13 young people from Spain, Indonesia, Bulgaria, Kenya, Germany, Republic Dominica and Estonia were in Madrid for a (I)migration + Action = Global Reaction Training Course. This course focused on the global movement of people and on issues of migration. This course challenged personal understanding of the field of immigration studies, categorizations of the different populations studied, analyzes new trends in immigration studies and global population movement. We found the course most enjoyable.
Our Training Course in Madrid on 10-16 December 2017 was for lack of a better word, indescribable. We had so many new experiences and met so many new people. It was an experience we will never forget, and we’re so thankful that we had the opportunity.
We were in Madrid for a (I)migration + Action = Global Reaction Training Course. This course focused on the global movement of people and on issues of migration.

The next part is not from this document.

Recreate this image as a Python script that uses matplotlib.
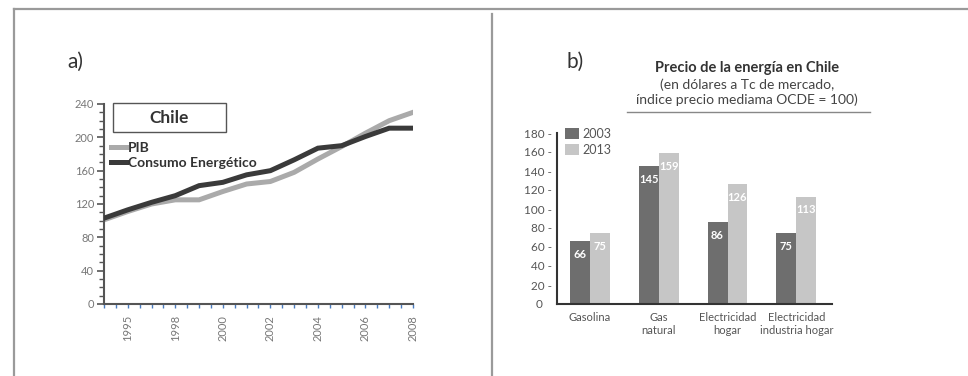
import matplotlib.pyplot as plt
import matplotlib.patches as mpatches
from matplotlib.lines import Line2D
from matplotlib.ticker import FixedLocator, MultipleLocator
import numpy as np

# Panel a) series (index)
years = [1995, 1996, 1997, 1998, 1999, 2000, 2001, 2002, 2003, 2004, 2005, 2006, 2007, 2008]
pib = [101, 111, 120, 125, 125, 135, 144, 147, 158, 174, 189, 205, 220, 230]
consumo = [103, 113, 122, 130, 142, 146, 155, 160, 173, 187, 190, 201, 211, 211]
year_tick_pos = [1996, 1998, 2000, 2002, 2004, 2006, 2008]
year_tick_labels = ['1995', '1998', '2000', '2002', '2004', '2006', '2008']

# Panel b) prices
categorias = ['Gasolina', 'Gas\nnatural', 'Electricidad\nhogar', 'Electricidad\nindustria hogar']
precio_2003 = [66, 145, 86, 75]
precio_2013 = [75, 159, 126, 113]
anios = ['2003', '2013']

plt.rcParams['font.family'] = ['Lato', 'DejaVu Sans']

W, H = 968, 376
fig = plt.figure(figsize=(W / 100, H / 100), dpi=100)


def fx(x):
    return x / W


def fy(y):
    return 1 - y / H


# outer frame and divider
frame = dict(color='#9a9a9a', linewidth=1.6, transform=fig.transFigure)
fig.add_artist(Line2D([fx(14), fx(968)], [fy(9), fy(9)], **frame))
fig.add_artist(Line2D([fx(14), fx(14)], [fy(9), fy(376)], **frame))
fig.add_artist(Line2D([fx(492), fx(492)], [fy(14), fy(376)], **frame))

dark_line = '#3a3a3a'
light_line = '#aaaaaa'

# ---- a) PIB vs consumo energético ----
ax1 = fig.add_axes([fx(104), fy(304), (413 - 104) / W, 200 / H])
ax1.plot(years, pib, color=light_line, linewidth=3.6, solid_joinstyle='miter', label='PIB', zorder=2)
ax1.plot(years, consumo, color=dark_line, linewidth=3.6, solid_joinstyle='miter',
         label='Consumo Energético', zorder=3)
ax1.set_xlim(1995, 2008)
ax1.set_ylim(0, 240)
ax1.set_yticks(np.arange(0, 241, 40))
ax1.yaxis.set_minor_locator(MultipleLocator(10))
ax1.xaxis.set_major_locator(FixedLocator(year_tick_pos))
ax1.set_xticklabels(year_tick_labels, rotation=90)
ax1.xaxis.set_minor_locator(MultipleLocator(0.5))
ax1.tick_params(axis='y', which='major', length=5, width=1.2, color='#555555',
                labelsize=8, labelcolor='#777777', pad=2)
ax1.tick_params(axis='y', which='minor', length=3.5, width=1.0, color='#555555')
ax1.tick_params(axis='x', which='both', length=3, width=1.0, color='#4a7cc0',
                labelsize=8, labelcolor='#777777', pad=5)
for s in ['top', 'right']:
    ax1.spines[s].set_visible(False)
for s in ['left', 'bottom']:
    ax1.spines[s].set_color('#555555')
    ax1.spines[s].set_linewidth(1.5)

ax1.add_patch(mpatches.Rectangle((0.029, 0.86), 0.366, 0.145, transform=ax1.transAxes,
                                 facecolor='white', edgecolor='#555555', linewidth=1.0,
                                 clip_on=False, zorder=4))
ax1.text(0.212, 0.932, 'Chile', transform=ax1.transAxes, ha='center', va='center',
         fontsize=12.5, fontweight='bold', color='#333333', zorder=5)
leg1 = ax1.legend(loc='upper left', bbox_to_anchor=(0.022, 0.81), frameon=False,
                  prop={'weight': 'bold', 'size': 10}, handlelength=1.1, handletextpad=0.15,
                  labelspacing=0.2, borderpad=0, borderaxespad=0)
for t in leg1.get_texts():
    t.set_color('#333333')

fig.text(fx(67), fy(62), 'a)', fontsize=15, color='#333333', va='center', ha='left')

# ---- b) Precio de la energía ----
dark_bar = '#6e6e6e'
light_bar = '#c6c6c6'
ax2 = fig.add_axes([fx(557), fy(304), (832 - 557) / W, 171 / H])
x = np.arange(len(categorias))
w = 0.29
b1 = ax2.bar(x - w / 2, precio_2003, w, color=dark_bar, label=anios[0])
b2 = ax2.bar(x + w / 2, precio_2013, w, color=light_bar, label=anios[1])
for xi, v in zip(x, precio_2003):
    ax2.text(xi - w / 2, v - 14, str(v), ha='center', va='center', color='white',
             fontsize=8, fontweight='bold')
for xi, v in zip(x, precio_2013):
    ax2.text(xi + w / 2, v - 14, str(v), ha='center', va='center', color='white',
             fontsize=8, fontweight='bold')
ax2.set_xlim(-0.48, 3.52)
ax2.set_ylim(0, 180)
yt = np.arange(0, 181, 20)
ax2.set_yticks(yt)
ax2.set_yticklabels([f'{v} -' if v else '0   ' for v in yt])
ax2.set_xticks(x)
ax2.set_xticklabels(categorias, linespacing=1.15)
ax2.tick_params(axis='y', length=0, labelsize=8.5, labelcolor='#555555', pad=3.5)
ax2.tick_params(axis='x', length=0, labelsize=8, labelcolor='#555555', pad=6)
for s in ['top', 'right']:
    ax2.spines[s].set_visible(False)
for s in ['left', 'bottom']:
    ax2.spines[s].set_color('#333333')
    ax2.spines[s].set_linewidth(1.5)
leg2 = ax2.legend(loc='upper left', bbox_to_anchor=(0.029, 1.03), frameon=False,
                  fontsize=9, handlelength=1.1, handleheight=1.05, handletextpad=0.3,
                  labelspacing=0.3, borderpad=0, borderaxespad=0)
for t in leg2.get_texts():
    t.set_color('#555555')

fig.text(fx(566), fy(62), 'b)', fontsize=15, color='#333333', va='center', ha='left')
fig.text(fx(747), fy(68), 'Precio de la energía en Chile', fontsize=10.5, fontweight='bold',
         color='#333333', ha='center', va='center')
fig.text(fx(747), fy(85), '(en dólares a Tc de mercado,', fontsize=10,
         color='#444444', ha='center', va='center')
fig.text(fx(747), fy(100), 'índice precio mediama OCDE = 100)', fontsize=10,
         color='#444444', ha='center', va='center')
fig.add_artist(Line2D([fx(627), fx(870)], [fy(112), fy(112)], color='#888888',
                      linewidth=1.0, transform=fig.transFigure))

plt.savefig('out.png', dpi=100)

This course challenged personal understanding of the field of immigration studies, categorizations of the different populations studied, analyzes new trends in immigration studies and global population movement. We found the course most enjoyable. Our trainer, Milk, shared amazing depth of knowledge and excellent teaching skills further enhanced the experience. The course was not only useful, it was transformational. During the course period, we made some valuable connections with the participants, those already employed in various development institutions. Having the opportunity to meet people from various countries and diverse development backgrounds gave the course a really interesting angle with different ideas, concepts and approaches to evaluation issues.
We visited the Ministry of Social Policies and Family – the General Directorate of Social Services and Social Integration. The institution commits to promoting policies and actions on social services related to individuals and groups at risk of social exclusion, homeless, immigrants, ethnic minorities, lesbians, bisexual and transgender people.
We discussed about Female Genital Mutilation (FGM) problems. As a consequence of the migratory phenomena, the problems associated with FGM have extended to the countries receiving the immigrants. The practice of FGM has repercussions on the physical, psychic, sexual and reproductive health of women, severely deteriorating their current and future quality of life. Violence, human trafficking, sexual exploitation and assault, abuse, discrimination and neglect are added to the already critical pile of challenges shared by all people on the move, in temporary settlements, refugee camps, and reception centres, in their own or foreign country. Accordingly, there is an even greater need to invest in gender equality education for all and other preventive measures, and to provide for adequate protective and responsive mechanisms for women and girls who are survivors of violence.
Additionally, we also had the opportunity to learn about immigration in Spain. Many migrants try to enter Spain as a means of reaching other parts of Europe. Once inside Spain’s enclaves, migrants & refugees are usually taken to temporary shelters and later moved to the Spanish mainland or returned to their country of origin. After a period of adaptation, migrants & refugees must be integrated and found places in the labour markets, which is not always an easy task. The lack of legal, operational, administrative and financial resources to streamline and speed-up asylum procedures and to enforce deportation orders are the major concerns.
We were given free time, which we used for visiting some places in Madrid. We visited San Lorenzo de El Escorial, which is one of the municipalities of the greatest tourist and cultural interest in the heart of the Guadarrama Sierra (on one side of Mount Abantos), just 50 kilometres from Madrid. Its main attraction is the San Lorenzo de El Escorial Monastery and Royal Site, which has been declared to be a UNESCO Heritage Site in 1984. Escorial was built by King Philip II between 1563 and 1584. The architects were Juan Bautista of Toledo and his assistant Juan de Herrera. There is a Library that has 45,000 books from the 15th and 16th centuries, as well as 5000 manuscripts in Arabic, Latin, and Spanish. There are many windows, so this library is full of light. The vaulted ceiling has beautiful frescoes done by Pellegrino Tibaldi in the mannerist style, similar to Michelangelo’s style. The Library is the most beautiful part of the palace. There is also a very long gallery called the Gallery of Battles, which has very long paintings of battles. The vaulted ceiling frescoes are done in the Roman style.
We joined the Free Walking Tour in Madrid, we explored different sides of the city by foot on a 3 hours free tour Madrid, with passionate local guides and learned the history of the Spanish capital, the amazing stories of legends and anecdotes of this majestic city. Spain for more than two decades has been the scene of intercultural relations between people from South America, Eastern Europe and North Africa mostly. Asia hasn’t been less and has also participated in giving colour to the palette of multiculturalism. The history of Spain is a history of constant cultural blending. From the Neolithic period to the Iron Age, it’s all a complex development of different cultures. In 1800 BC the people of El Argar developed bronze technology, which soon spread to other regions in the land. The same happened with language, customs, and habits. All these facts are examples of pure multiculturalism. With the arrival of the Phoenicians, the Romans, and the Greeks cultural mingling became even more significant. This resulted in great cultural advancements in philosophy, art, mathematics, music, architecture, science, and poetry, among other things. Some important examples of the extensive mixing of cultures during this period; the great philosopher Seneca, the Roman emperors Trajan and Hadrian, and the poets Martial and Lucan were all born in Spain. The process of cultural blending continues right up until the present day.